§ SHORT EXERCISE: Repeat all the material exactly; pictures stay out of your copy.

════════════════

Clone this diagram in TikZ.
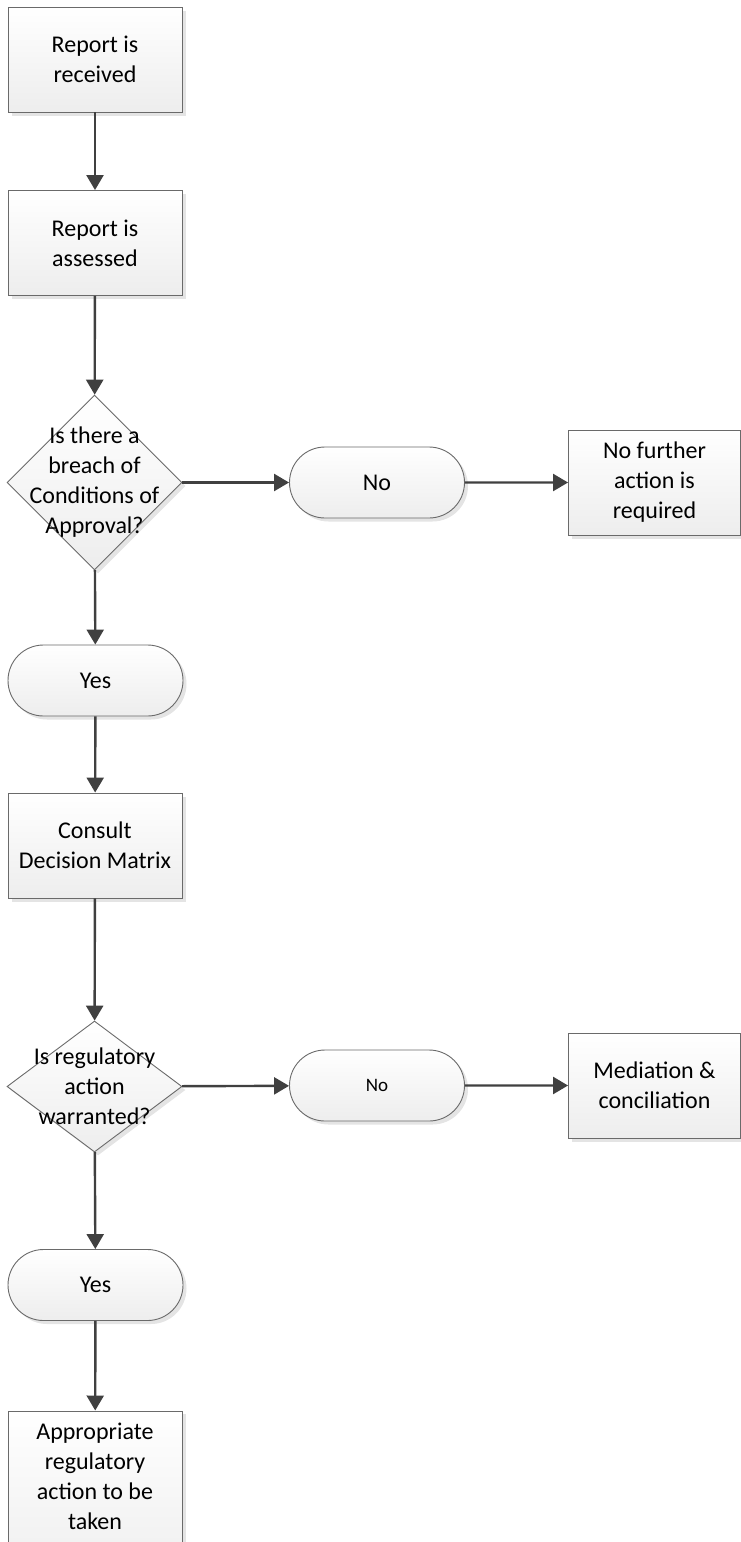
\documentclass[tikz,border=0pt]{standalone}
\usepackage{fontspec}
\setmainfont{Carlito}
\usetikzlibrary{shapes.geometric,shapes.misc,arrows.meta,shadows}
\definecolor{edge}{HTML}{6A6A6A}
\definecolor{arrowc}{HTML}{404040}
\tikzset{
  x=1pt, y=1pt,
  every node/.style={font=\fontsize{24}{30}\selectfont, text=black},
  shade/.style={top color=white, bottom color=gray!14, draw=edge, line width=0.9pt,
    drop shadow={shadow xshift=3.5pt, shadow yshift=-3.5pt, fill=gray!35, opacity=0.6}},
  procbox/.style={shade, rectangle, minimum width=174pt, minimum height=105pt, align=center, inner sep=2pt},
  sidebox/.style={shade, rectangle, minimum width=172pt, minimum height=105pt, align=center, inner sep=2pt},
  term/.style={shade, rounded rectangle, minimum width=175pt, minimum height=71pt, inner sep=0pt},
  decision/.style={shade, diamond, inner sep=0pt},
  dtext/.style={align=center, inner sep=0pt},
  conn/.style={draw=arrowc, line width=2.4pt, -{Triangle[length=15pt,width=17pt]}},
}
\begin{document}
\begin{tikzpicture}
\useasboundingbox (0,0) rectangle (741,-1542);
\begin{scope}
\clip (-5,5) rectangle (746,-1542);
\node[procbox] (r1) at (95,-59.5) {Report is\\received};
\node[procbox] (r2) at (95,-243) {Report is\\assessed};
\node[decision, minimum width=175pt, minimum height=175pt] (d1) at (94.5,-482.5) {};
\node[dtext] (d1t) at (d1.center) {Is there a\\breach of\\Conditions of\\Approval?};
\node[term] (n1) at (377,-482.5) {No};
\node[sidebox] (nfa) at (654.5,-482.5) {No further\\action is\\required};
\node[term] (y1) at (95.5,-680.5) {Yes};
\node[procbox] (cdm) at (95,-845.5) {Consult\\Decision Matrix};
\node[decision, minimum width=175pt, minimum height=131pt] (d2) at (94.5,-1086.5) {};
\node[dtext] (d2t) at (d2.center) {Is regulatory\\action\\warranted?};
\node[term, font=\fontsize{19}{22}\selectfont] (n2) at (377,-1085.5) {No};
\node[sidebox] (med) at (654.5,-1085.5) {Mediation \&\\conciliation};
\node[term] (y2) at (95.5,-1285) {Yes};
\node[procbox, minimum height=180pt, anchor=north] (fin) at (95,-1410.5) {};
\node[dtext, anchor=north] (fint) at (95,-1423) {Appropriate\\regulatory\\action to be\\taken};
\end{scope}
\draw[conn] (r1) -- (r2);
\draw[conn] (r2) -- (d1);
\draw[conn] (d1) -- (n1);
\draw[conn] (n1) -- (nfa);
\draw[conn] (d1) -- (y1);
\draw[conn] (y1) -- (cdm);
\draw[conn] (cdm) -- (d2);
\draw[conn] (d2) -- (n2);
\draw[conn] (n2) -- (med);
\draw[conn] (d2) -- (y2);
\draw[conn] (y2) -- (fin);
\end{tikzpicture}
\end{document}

════════════════

§ RESPONSE:
Clone this diagram in TikZ.
\documentclass[tikz,border=0pt]{standalone}
\usepackage{fontspec}
\setmainfont{Carlito}
\usetikzlibrary{shapes.geometric,shapes.misc,arrows.meta,shadows}
\definecolor{edge}{HTML}{6A6A6A}
\definecolor{arrowc}{HTML}{404040}
\tikzset{
  x=1pt, y=1pt,
  every node/.style={font=\fontsize{24}{30}\selectfont, text=black},
  shade/.style={top color=white, bottom color=gray!14, draw=edge, line width=0.9pt,
    drop shadow={shadow xshift=3.5pt, shadow yshift=-3.5pt, fill=gray!35, opacity=0.6}},
  procbox/.style={shade, rectangle, minimum width=174pt, minimum height=105pt, align=center, inner sep=2pt},
  sidebox/.style={shade, rectangle, minimum width=172pt, minimum height=105pt, align=center, inner sep=2pt},
  term/.style={shade, rounded rectangle, minimum width=175pt, minimum height=71pt, inner sep=0pt},
  decision/.style={shade, diamond, inner sep=0pt},
  dtext/.style={align=center, inner sep=0pt},
  conn/.style={draw=arrowc, line width=2.4pt, -{Triangle[length=15pt,width=17pt]}},
}
\begin{document}
\begin{tikzpicture}
\useasboundingbox (0,0) rectangle (741,-1542);
\begin{scope}
\clip (-5,5) rectangle (746,-1542);
\node[procbox] (r1) at (95,-59.5) {Report is\\received};
\node[procbox] (r2) at (95,-243) {Report is\\assessed};
\node[decision, minimum width=175pt, minimum height=175pt] (d1) at (94.5,-482.5) {};
\node[dtext] (d1t) at (d1.center) {Is there a\\breach of\\Conditions of\\Approval?};
\node[term] (n1) at (377,-482.5) {No};
\node[sidebox] (nfa) at (654.5,-482.5) {No further\\action is\\required};
\node[term] (y1) at (95.5,-680.5) {Yes};
\node[procbox] (cdm) at (95,-845.5) {Consult\\Decision Matrix};
\node[decision, minimum width=175pt, minimum height=131pt] (d2) at (94.5,-1086.5) {};
\node[dtext] (d2t) at (d2.center) {Is regulatory\\action\\warranted?};
\node[term, font=\fontsize{19}{22}\selectfont] (n2) at (377,-1085.5) {No};
\node[sidebox] (med) at (654.5,-1085.5) {Mediation \&\\conciliation};
\node[term] (y2) at (95.5,-1285) {Yes};
\node[procbox, minimum height=180pt, anchor=north] (fin) at (95,-1410.5) {};
\node[dtext, anchor=north] (fint) at (95,-1423) {Appropriate\\regulatory\\action to be\\taken};
\end{scope}
\draw[conn] (r1) -- (r2);
\draw[conn] (r2) -- (d1);
\draw[conn] (d1) -- (n1);
\draw[conn] (n1) -- (nfa);
\draw[conn] (d1) -- (y1);
\draw[conn] (y1) -- (cdm);
\draw[conn] (cdm) -- (d2);
\draw[conn] (d2) -- (n2);
\draw[conn] (n2) -- (med);
\draw[conn] (d2) -- (y2);
\draw[conn] (y2) -- (fin);
\end{tikzpicture}
\end{document}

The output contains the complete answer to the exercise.